Sunday, February 3, 2013

Mess

I appreciate spaces that are intelligently organised and beautifully presented.

So why is it that I don't frame any of my work? Why do I keep pairs of shoes I was given when I was 13? Why do I let books and paper and artworks commingle in stacks? Why do I stick halfbaked drawings up and let them congeal in my conscience for months until they're as dull and disinteresting as the colour of the walls (my walls are cream)? 

When it comes to university I can organise my ideas, when it comes to teaching I can organise materials, relationships, knowledge, spaces, when it comes to work I can organise time - why don't I carry it through into my bedroom? This space is the vessel that houses my history of interaction with the material world, and I treat it like a shoreline: leaving jetsam strewn around.

Essentially, realising my apathy has forced me to realise the root of my apathy: in a way I have felt worthless, and so I let myself have things messy and unkempt and old and worn out. And I think I pushed a crowbar into my cranium and that feeling of deficiency breeding in my brain leaked out and became an insensibility towards possessions and a desire for poverty of beauty.

I think in a way my father might have had a similar experience of manifesting his self worth in the material world. His personal possessions amounted to clothes and a mattress and later in life paper, ink and a drawing table. 

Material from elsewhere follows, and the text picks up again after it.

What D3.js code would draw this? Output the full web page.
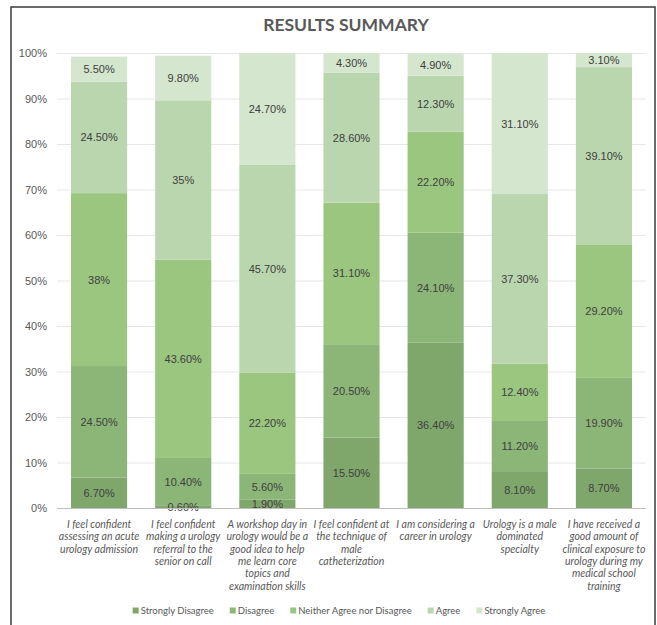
<!DOCTYPE html>
<html><head><meta charset="utf-8">
<script src="https://cdn.jsdelivr.net/npm/d3@7/dist/d3.min.js"></script>
<style>body{margin:0;background:#fff}svg{display:block}</style>
</head><body><svg id="c" width="657" height="625"></svg>
<script>
const categories = [
  "I feel confident\nassessing an acute\nurology admission",
  "I feel confident\nmaking a urology\nreferral to the\nsenior on call",
  "A workshop day in\nurology would be a\ngood idea to help\nme learn core\ntopics and\nexamination skills",
  "I feel confident at\nthe technique of\nmale\ncatheterization",
  "I am considering a\ncareer in urology",
  "Urology is a male\ndominated\nspecialty",
  "I have received a\ngood amount of\nclinical exposure to\nurology during my\nmedical school\ntraining"
];
const seriesNames = ["Strongly Disagree","Disagree","Neither Agree nor Disagree","Agree","Strongly Agree"];
const stronglyDisagree = [6.7, 0.6, 1.9, 15.5, 36.4, 8.1, 8.7];
const disagree         = [24.5, 10.4, 5.6, 20.5, 24.1, 11.2, 19.9];
const neither          = [38, 43.6, 22.2, 31.1, 22.2, 12.4, 29.2];
const agree            = [24.5, 35, 45.7, 28.6, 12.3, 37.3, 39.1];
const stronglyAgree    = [5.5, 9.8, 24.7, 4.3, 4.9, 31.1, 3.1];
const yTicks = [0,10,20,30,40,50,60,70,80,90,100];
const colors = ["#7fa76b","#8cb677","#9ac67f","#bad6ae","#d4e6cd"];

const seriesValues = [stronglyDisagree, disagree, neither, agree, stronglyAgree];
const rows = categories.map((c,i)=>{const r={cat:c}; seriesNames.forEach((s,j)=>r[s]=seriesValues[j][i]); return r;});
const stack = d3.stack().keys(seriesNames)(rows);

const svg = d3.select("#c");
const m = {l:57, r:11, t:53, b:117};
const W = 657, H = 625;
const x = d3.scaleBand().domain(categories).range([m.l, W-m.r]).paddingInner(0.333).paddingOuter(0.1665);
const y = d3.scaleLinear().domain([0,100]).range([H-m.b, m.t]);

// border
svg.append("rect").attr("x",11).attr("y",7).attr("width",644).attr("height",640)
  .attr("fill","none").attr("stroke","#3a3a3a").attr("stroke-width",1.5);

// title
svg.append("text").attr("x",346).attr("y",31).attr("text-anchor","middle")
  .attr("font-family","Lato, 'Open Sans', sans-serif").attr("font-weight","bold").attr("font-size",17.5)
  .attr("fill","#595959").text("RESULTS SUMMARY");

// grid
svg.append("g").selectAll("line").data(yTicks.filter(d=>d>0)).join("line")
  .attr("x1",m.l).attr("x2",W-m.r).attr("y1",d=>y(d)+0.5).attr("y2",d=>y(d)+0.5)
  .attr("stroke","#e6e6e6").attr("stroke-width",1);

// y axis labels
const yAxis = svg.append("g").attr("transform",`translate(${m.l},0)`)
  .call(d3.axisLeft(y).tickValues(yTicks).tickFormat(d=>d+"%").tickSize(0).tickPadding(10));
yAxis.select(".domain").remove();
yAxis.selectAll("text").attr("font-family","'Liberation Sans', Arial, sans-serif").attr("font-size",11).attr("fill","#595959");

// bars
const g = svg.append("g");
stack.forEach((s,j)=>{
  g.append("g").attr("fill",colors[j]).selectAll("rect").data(s).join("rect")
    .attr("x",d=>x(d.data.cat)).attr("width",x.bandwidth())
    .attr("y",d=>y(Math.min(d[1],100))).attr("height",d=>y(d[0])-y(Math.min(d[1],100)));
});
// labels
const fmt = v => Number.isInteger(v) ? v+"%" : v.toFixed(2)+"%";
stack.forEach((s,j)=>{
  g.append("g").selectAll("text").data(s).join("text")
    .attr("x",d=>x(d.data.cat)+x.bandwidth()/2)
    .attr("y",d=>y((d[0]+Math.min(d[1],100))/2)+4)
    .attr("text-anchor","middle")
    .attr("font-family","'Liberation Sans', Arial, sans-serif").attr("font-size",11).attr("fill","#404040")
    .text(d=>fmt(seriesValues[j][categories.indexOf(d.data.cat)]));
});

// x axis line
svg.append("line").attr("x1",m.l).attr("x2",W-m.r).attr("y1",y(0)+0.5).attr("y2",y(0)+0.5)
  .attr("stroke","#bfbfbf").attr("stroke-width",1);

// x labels
const xl = svg.append("g");
categories.forEach(c=>{
  const t = xl.append("text").attr("text-anchor","middle")
    .attr("font-family","Lato, 'Open Sans', sans-serif").attr("font-style","italic")
    .attr("font-size",10.5).attr("fill","#595959");
  c.split("\n").forEach((line,k)=>{
    t.append("tspan").attr("x",x(c)+x.bandwidth()/2).attr("y",y(0)+20+k*12.3).text(line);
  });
});

// legend
const lg = svg.append("g");
let cx = 0;
seriesNames.forEach((s,j)=>{
  const it = lg.append("g").attr("transform",`translate(${cx},0)`);
  it.append("rect").attr("x",0).attr("y",-6.5).attr("width",6).attr("height",6).attr("fill",colors[j]);
  const t = it.append("text").attr("x",8).attr("y",0).attr("font-family","Lato, 'Open Sans', sans-serif")
    .attr("font-size",9.5).attr("fill","#595959").text(s);
  cx += 8 + t.node().getComputedTextLength() + 16;
});
const total = cx - 16;
lg.attr("transform",`translate(${339 - total/2},614)`);
</script></body></html>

Another point of interest is that when I was small the people I loved the most were dirty and messy, and it's true that places of mess are the ones more inducing of fun - because you can't help but feel frigid inside a museum-house. I like the organic evolution of mess... the trickling of objects across space. The hints of chronology, the pleasure in archaeological discovery, the mapping out of actions. My grandpa was an artist and his loft was always shifting. I liked going to look at all the things up there, the different palettes encrusted with a variety of hued nuggets organised according to his decisions whilst painting, brushes of different thickness's: some sitting in clay pots, some fanned on a desk, one wet with mineral turpentine resting and oozing into a rag. 

My father was close friends with a man whose home was essentially the unfolding of an elemental and instinctive creativity advancing into three dimensions. Atop a mountain coated in forest, girded by giant creaking black bamboo sat a low and long living space. I couldn't tell you what it was all made of, what parts came first and how it expanded, but the main space was a wide, deep raised verandah and perhaps the roof was made from fabric. He lived alongside pythons who came to nest in the sheltered environment. There was musical gear and recording equipment set up on the verandah where I can remember I spent a long time playing keyboards under a large spherical objects (perhaps it was a globe) and maybe there were other hanging sculptures too. Our other family friends were always messy, my mothers close friend had hands that were always cracked and coated in glue from her artwork, her home was spread out into three little cottages and one bus. My dads other close friend really had no home, but had many beds, many rooms, many vehicles of all different sizes built for land and sea (but all shipwrecked), many books, many newspapers, many artworks, many weeds, one horse and rust on everything. And all these things were compiled into junk yards which are now only frequented by an adult with fond memories of childhood, waist high grass and big red kangaroos. I miss these people because they're all dead, so maybe my mess is in communication with the past.

A sense of chaos underpins those spaces.